For me, though, Jack Klugman and Martin Balsam steal the film — despite Henry Fonda being one of my five or six all-time favorite male actors. Fonda’s fine and emotionally believable indeed, but Klugman is brilliantly stunt-casted as a former slum kid whose palpable bristling at the hatred exhibited by some of his fellow jurors is read beautifully on his wounded face. And Balsam as the jury foreman gives what may be the best performance in an illustrious, too seldom recognized career; his easy presence and obvious warmth ground the entire picture, not merely because he’s the jury foreman. A nearly disconnected sequence in which he has a private conversation with Fonda is among the best moments of the film because it reveals both a certain crack of humanity within the procedural, and because it reinforces the zest of both men for the process they’re involved in, which some of their peers aren’t taking at all seriously despite the stakes. (At this point, Balsam still disagrees with Fonda and feels the boy on trial to be guilty of his crime.) We’re privy to details about the case as they’re discussed, of course, but the story is told through these characters, their faces, and the very few personal details they variously, incidentally offer us. If there was ever an actor’s movie, it’s this.

Not that Rose doesn’t deserve a lot of praise here; his screenplay boasts a certain geometrical perfection in the way that Fonda and Cobb are positioned as opposites — passionate, perhaps unreasonably so, on divergent ends of the decision — and become the first doubter and last holdout respectively. The momentous decisions are theirs, as well as Marshall’s (the eleventh to decide) and Sweeney’s (the first to join Fonda). Of course, Mike D’Angelo and Sonia Sotomayor make fine enough points about the legal absurdity of Rose’s script and its bungled ideas about circumstantial evidence and reasonable doubt. Briefly: as Vince Bugliosi would outline in his book about the O.J. Simpson trial, a mountain of circumstantial evidence can eventually render absurd the “reasonable doubt” dictum, the gist being that a number of Fonda’s points very much stretch the “reasonable” rubric. But I’m not convinced this isn’t deliberate, because for me all that’s erased by the fact that at its crucial bottom line this is a screed against the death penalty, in which guise it remains righteous and nearly without fault.

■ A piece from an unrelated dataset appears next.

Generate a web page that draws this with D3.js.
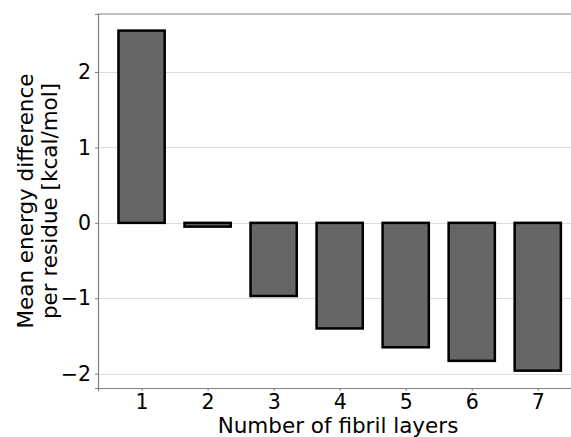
<!DOCTYPE html>
<html>
<head>
<meta charset="utf-8">
<script src="https://cdn.jsdelivr.net/npm/d3@7"></script>
<style>
  body { margin: 0; background: #fff; }
  svg { display: block; font-family: "DejaVu Sans", sans-serif; }
</style>
</head>
<body>
<div id="chart"></div>
<script>
// fibril layers vs mean energy difference per residue
var layers = [1, 2, 3, 4, 5, 6, 7];
var energy = [2.55, -0.05, -0.97, -1.40, -1.65, -1.83, -1.96];
var yTicks = [-2, -1, 0, 1, 2];

var w = 571, h = 437;
var margin = {top: 14, right: -12, bottom: 49, left: 98};

var svg = d3.select("#chart").append("svg")
  .attr("width", w)
  .attr("height", h);

var x = d3.scaleLinear()
  .domain([0.34, 7.685])
  .range([margin.left, w - margin.right]);

var y = d3.scaleLinear()
  .domain([-2.19, 2.77])
  .range([h - margin.bottom, margin.top]);

var barW = 0.7;

// gridlines
svg.append("g")
  .selectAll("line")
  .data(yTicks)
  .enter()
  .append("line")
  .attr("x1", margin.left)
  .attr("x2", w)
  .attr("y1", function(d) { return Math.round(y(d)) + 0.5; })
  .attr("y2", function(d) { return Math.round(y(d)) + 0.5; })
  .attr("stroke", "#dcdcdc")
  .attr("stroke-width", 1.2);

// bars
svg.append("g")
  .selectAll("rect")
  .data(layers)
  .enter()
  .append("rect")
  .attr("x", function(d) { return x(d - barW / 2); })
  .attr("width", function(d) { return x(d + barW / 2) - x(d - barW / 2); })
  .attr("y", function(d, i) { return y(Math.max(0, energy[i])); })
  .attr("height", function(d, i) { return Math.abs(y(energy[i]) - y(0)); })
  .attr("fill", "#666666")
  .attr("stroke", "#000")
  .attr("stroke-width", 2.5);

// axes
var xAxis = svg.append("g")
  .attr("transform", "translate(0," + (h - margin.bottom) + ")")
  .call(d3.axisBottom(x).tickValues(layers).tickFormat(d3.format("d")).tickSize(3).tickPadding(3));

var yAxis = svg.append("g")
  .attr("transform", "translate(" + margin.left + ",0)")
  .call(d3.axisLeft(y).tickValues(yTicks).tickFormat(function(d) {
    return d < 0 ? "\u2212" + Math.abs(d) : d;
  }).tickSize(3).tickPadding(4));

[xAxis, yAxis].forEach(function(a) {
  a.select(".domain").attr("stroke", "#808080").attr("stroke-width", 1.2);
  a.selectAll(".tick line").attr("stroke", "#808080");
  a.selectAll(".tick text")
    .attr("font-size", "20.5px")
    .attr("font-family", "DejaVu Sans, sans-serif")
    .attr("fill", "#000");
});

// top spine
svg.append("line")
  .attr("x1", margin.left)
  .attr("x2", w)
  .attr("y1", margin.top)
  .attr("y2", margin.top)
  .attr("stroke", "#808080")
  .attr("stroke-width", 1.2);

// axis labels
svg.append("text")
  .attr("x", 338)
  .attr("y", 433)
  .attr("text-anchor", "middle")
  .attr("font-size", "21.5px")
  .text("Number of fibril layers");

var yl = svg.append("text")
  .attr("transform", "translate(33,201) rotate(-90)")
  .attr("text-anchor", "middle")
  .attr("font-size", "21.5px");
yl.append("tspan").attr("x", 0).attr("dy", 0).text("Mean energy difference");
yl.append("tspan").attr("x", 0).attr("dy", 24).text("per residue [kcal/mol]");
</script>
</body>
</html>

Besides, far from an open celebration of a strange but righteous factor of our democracy (something that doesn’t even apply to Anatomy of a Murder, which features a lofty speech about all this), the film’s indeed more complicated than any “instructional” interpretation of it suggests. Exhibit A: Jack Warden’s character; his contempt for the process is obvious throughout, and his reason for changing his vote to Not Guilty is not an actual change of heart but a burning desire to get home early. He admits as much, but no one can talk him out of it. This essentially illuminates a flaw in the trial by jury system. Exhibit B: the mirroring of Cobb and Fonda’s characters. For every over-the-top sequence like that in which the men stand one by one as Begley continues to rail about “those people — you know what I mean” (possibly an allusion to the Army-McCarthy hearings), there’s the more compassionate rendering of Cobb’s broken heart about his son, the way his prejudices have impacted his choices just as much as Fonda’s liberalism has. I don’t disagree with the argument that the film is flawed in its treatment of the court, but it doesn’t hold water to shoot holes through the case it presents when that’s hardly the point.

This remains, then, a hallmark in the Hollywood liberal cinema, a branch of moviemaking mostly saddled with overpraised clowns like Stanley Kramer — so we’ll take what we can get. To boot, it’s one of those Maltese Falcon instances of “holy shit, that was the director’s first movie!?” But it lingers in the mind, for me at least, more than anything because of its extraordinary final scene on the courthouse steps — names are vaguely exchanged as the bringers of justice go their separate ways, and I swear I can feel that free-falling rain on my face just when Fonda does.

[Embodies some parts of a short review I wrote of the film in 2004.]